Most HIV criminalization laws do not reflect medical evidence collected through decades of HIV research and biomedical advancements. These laws were enacted more than 30 years ago, before two of the biggest game changers, antiretroviral therapy (ART) and pre-exposure prophylaxis (PrEP), were developed. By taking ART properly, a person can become and stay virally suppressed, enabling them to remain healthy and eliminate the risk of sexually transmitting the virus to sex partners. This concept is commonly called U=U, or HIV Undetectable=Untransmittable. In addition, through a PrEP regimen, an HIV-negative person can take a pill that will prevent HIV infection, reducing the risk of contracting HIV by 99 percent when taken daily.

In a majority of these United States, people living with HIV can be criminalized for supposedly exposing others to HIV. According to the CDC:

  • 37 states have laws specifically criminalizing the behavior of people with HIV.
  • 18 states also criminalize spitting, biting, oral sex, or other behaviors with a negligible or low risk of transmitting HIV.
  • 21 states require HIV-positive people who are aware of their status to disclose their status to sex partners.
  • 13 states can impose sentences of 10 years or more—some states up to life—even though people with HIV might have tried to prevent transmission.
  • 12 states require people with HIV who are aware of their status to tell needle-sharing partners.
  • 9 states provide defenses for trying to prevent HIV transmission with measures such as condom use, viral suppression, and PrEP.

In March 2021, the Georgia Senate passed SB 164 to reform the state’s HIV laws, but the bill eventually failed due to time limitations. The bill requires prosecutors to prove that the accused HIV+ person had “intent to transmit” and posed a “significant risk based on scientifically supported levels of risk of transmission.” SB 164 eliminates enhanced penalties for people living with HIV who share needles, engage in sex work, donate blood, or spit at or use bodily fluids on police and corrections officers. While the legislation would have kept intentional transmission a felony, the maximum prison sentence would have been lowered from ten to five years. On the last day of the legislative session, additional language was added to which the bill’s sponsor objected. Since there was not enough time left to convene a committee, the bill did not pass. When the session resumes in January 2022, activists hope to advance an amendment to reduce the felony penalty to a misdemeanor.

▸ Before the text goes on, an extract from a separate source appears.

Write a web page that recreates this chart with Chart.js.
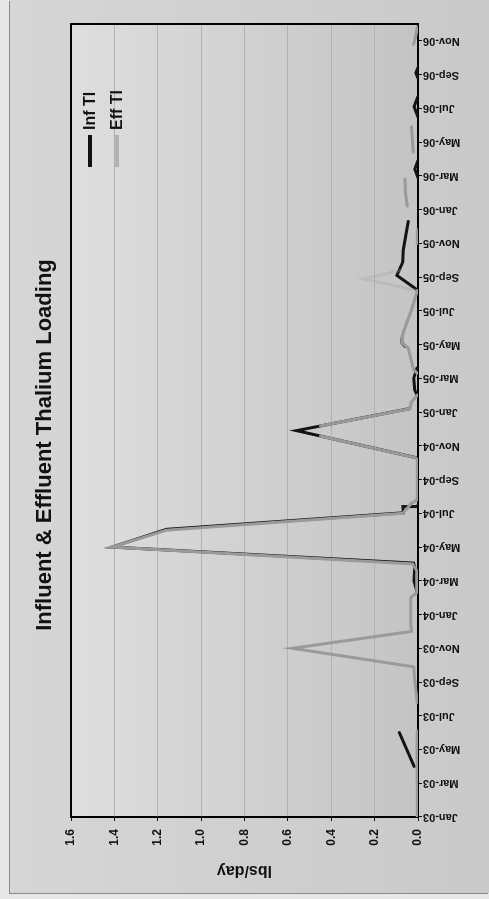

Georgia Equality executive director Jeff Graham expressed support for the bill, saying, “The legislature understands that the criminal statutes around HIV in Georgia do need to be modernized and updated to reflect the current science of how HIV is transmitted. It is a critical step around broader criminal justice reform.”

• • •

Back in 2007, I called Darvin to talk about his diagnosis. I had counseled many who had just received a positive test result but never anyone with whom I had such recent sexual contact. This time my motives were not selfless. I wanted to know if he thought I infected him. I also wanted to see if he needed any support. I was conflicted, unsure if I was the right person to offer him anything. I reasoned that since he gave our mutual friend permission to share his diagnosis, he probably wanted to hear from me. I realized asking him about who might have exposed him to HIV was not useful. The conversation needed to be about his needs, rather than my apprehension. During our call, he said he was fine. He asked if I thought our sex had exposed him. I told him that given the mechanics of what we did, I honestly did not think so. I hoped that he did not think I was trying to protect myself from blame. I cared about him, whether or not he thought I might be responsible for his HIV status. It may have been no more than a one-night stand, but my concern lasted longer than one night.